Hoy los cantos de sirena de los grandes eventos organizados por el Partido Popular vuelven otra vez de la mano de los mismos perros con diferentes collares (Almeida hace las veces de Camps, Ayuso de Rita). Siempre es lo mismo, allá donde gobierna el PP se construye una pirámide de falso cartón piedra. En eso consiste el programa neoliberal derechoso: en vender mucho humo para todos, aunque al final solo fumen unos pocos. La fulgurante presentación que hicieron ayer los dos prebostes madrileños huele al mismo neumático recauchutado del fallido proyecto valenciano, o sea, al mismo cuerno quemado de antaño. El alcalde y la presidenta aportaron las cifras del cuento de la lechera automovilística, pero ni siquiera se pusieron de acuerdo en el señuelo. Mientras que para el edil caerán del cielo unos 500 millones de euros, Ayuso cifró los beneficios en 450 millones. Mientras la lideresa habla de la creación de 10.000 puestos de trabajo, la Cámara de Comercio los sitúa en 8.200. Es tal el tamaño del montaje que ni siquiera se han atrevido a compartir con la oposición el dosier del proyecto.

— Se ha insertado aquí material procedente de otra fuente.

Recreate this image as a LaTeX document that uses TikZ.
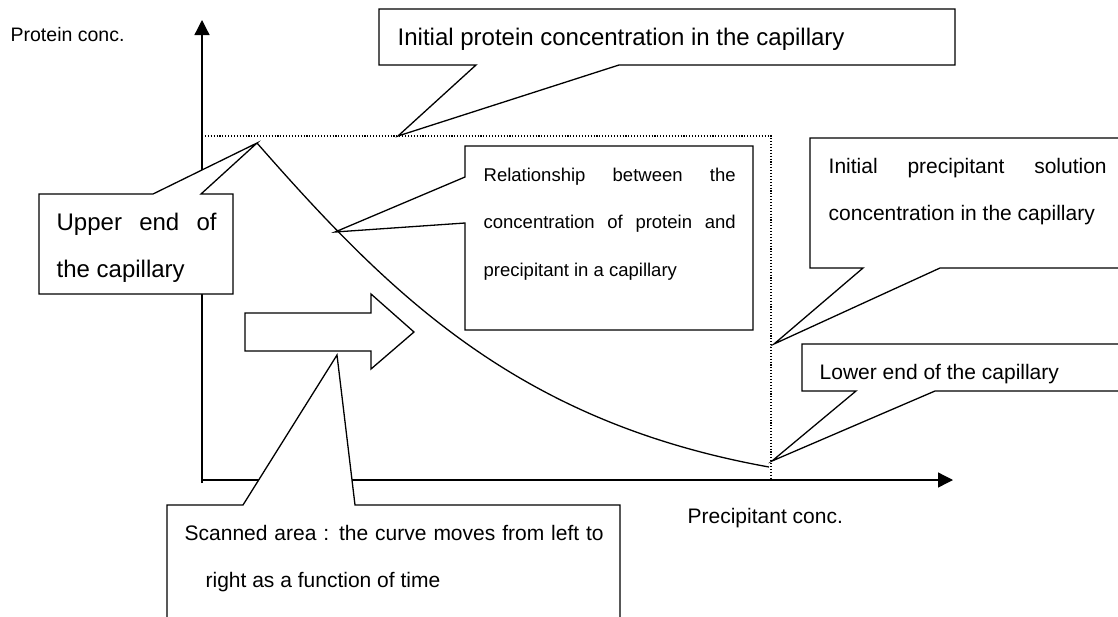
\documentclass[tikz,border=0pt]{standalone}
\usepackage{fontspec}
\setmainfont{Liberation Sans}
\usetikzlibrary{arrows.meta}
\hyphenpenalty=10000
\tolerance=10000
\hbadness=10000
\begin{document}
\begin{tikzpicture}[x=0.5pt,y=-0.5pt,line width=0.65pt,
        callout/.style={draw,fill=white},
        guide/.style={line width=0.55pt,dash pattern=on 0.55pt off 0.9pt},
        axis/.style={-{Triangle[width=7.5pt,length=7.5pt]}},
        lbl/.style={inner sep=0pt,anchor=base west},
        big/.style={font=\fontsize{12}{23.75}\selectfont},
        mid/.style={font=\fontsize{10.5}{23.75}\selectfont},
        small/.style={font=\fontsize{9.25}{23.75}\selectfont}]
        \useasboundingbox (0,0) rectangle (1118,616);
        \clip (0,0) rectangle (1118,616);
        % axes
        \coordinate (O) at (202,483);
        \coordinate (Ytop) at (202,20);
        \coordinate (Xo) at (202,480);
        \coordinate (Xend) at (953,480);
        \draw[axis] (O)--(Ytop);
        \draw[axis] (Xo)--(Xend);
        \node[lbl,font=\fontsize{9.75}{12}\selectfont] (ylabel) at (10,41) {Protein conc.};
        \node[lbl,font=\fontsize{10.5}{12}\selectfont] (xlabel) at (687,523) {Precipitant conc.};
        % initial concentrations
        \coordinate (P0) at (202,136);
        \coordinate (P1) at (771,136);
        \coordinate (P2) at (771,480);
        \draw[guide] (P0)--(P1)--(P2);
        % curve
        \coordinate (top) at (257,143);
        \coordinate (bot) at (769,467);
        \draw (top) .. controls (392,297) and (519,422) .. (bot);
        % callouts
        \filldraw[callout] (379,9)--(955,9)--(955,65)--(619,65)--(398,136)--(476,65)--(379,65)--cycle;
        \node[lbl,big] (initprot) at (397,45) {Initial protein concentration in the capillary};
        \filldraw[callout] (39,194)--(153,194)--(top)--(201,194)--(233,194)--(233,294)--(39,294)--cycle;
        \node[lbl,big,text width=80pt,align=justify] (upper) at (56,230) {Upper end of\linebreak the capillary};
        \filldraw[callout] (465,146)--(753,146)--(753,330)--(465,330)--(465,223)--(335,232)--(465,177)--cycle;
        \node[lbl,small,text width=126pt,align=justify] (relation) at (483,181) {Relationship between the\linebreak concentration of protein and\linebreak precipitant in a capillary};
        \filldraw[callout] (810,138)--(1125,138)--(1125,268)--(940,268)--(774,344)--(863,268)--(810,268)--cycle;
        \node[lbl,mid,text width=139pt,align=justify] (initprec) at (828,173) {Initial precipitant solution\linebreak concentration in the capillary};
        \filldraw[callout] (802,344)--(1125,344)--(1125,391)--(935,391)--(772,461)--(856,391)--(802,391)--cycle;
        \node[lbl,mid] (lower) at (819,379) {Lower end of the capillary};
        \filldraw[callout] (167,505)--(243,505)--(337,355)--(355,505)--(620,505)--(620,630)--(167,630)--cycle;
        \node[lbl,mid,text width=209.5pt,align=justify] (scan) at (184,540) {Scanned area : the curve moves from left to\linebreak\hspace*{10.5pt}right as a function of time};
        % scan direction
        \filldraw[callout] (245,313)--(371,313)--(371,294)--(414,332)--(371,369)--(371,351)--(245,351)--cycle;
    \end{tikzpicture}
\end{document}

Y no lo hacen sencillamente porque dejar por escrito algo tan difuso y aleatorio como el posible impacto económico de la F1 es un ejercicio poco menos que arriesgado. ¿Que ese fin de semana de Gran Premio se reactivará la economía de Villa y Corte? Por supuesto. Pero será el chocolate del loro. Que no espere ningún autónomo hacerse rico con esto. En todo caso, las tascas ayusistas venderán más vino y más torrezos ese domingo. Los hoteles se pondrán a reventar de turistas. Y los taxistas harán algo más de caja. El problema es que, al día siguiente, cuando se desmantelen las gradas de un evento que pondrá patas arriba la ciudad e incrementará la boina de contaminación unos cuantos puntos más, los pacientes de la Sanidad pública seguirán recibiendo una asistencia médica nefasta, los barrios pobres seguirán siendo pobres y solo se habrán llenado los bolsillos los conseguidores y comisionistas siempre bien situados en la pole position. Economía ultraliberal a calzón quitado revestida con el mono rojo de piloto ferrarista tan seductor como engañoso.
Curiosamente, el destino quiso que la histórica presentación se produjera ayer, justo cuando la serie Heidi que nos ilusionó en nuestra infancia cumplía 50 años. Los cuentos de ayer y de hoy. Fantasías animadas a todo color. Mucho nos tememos que este tocomocho de los cochecitos por Madrid es más de lo mismo: mucho ruido y pocas nueces.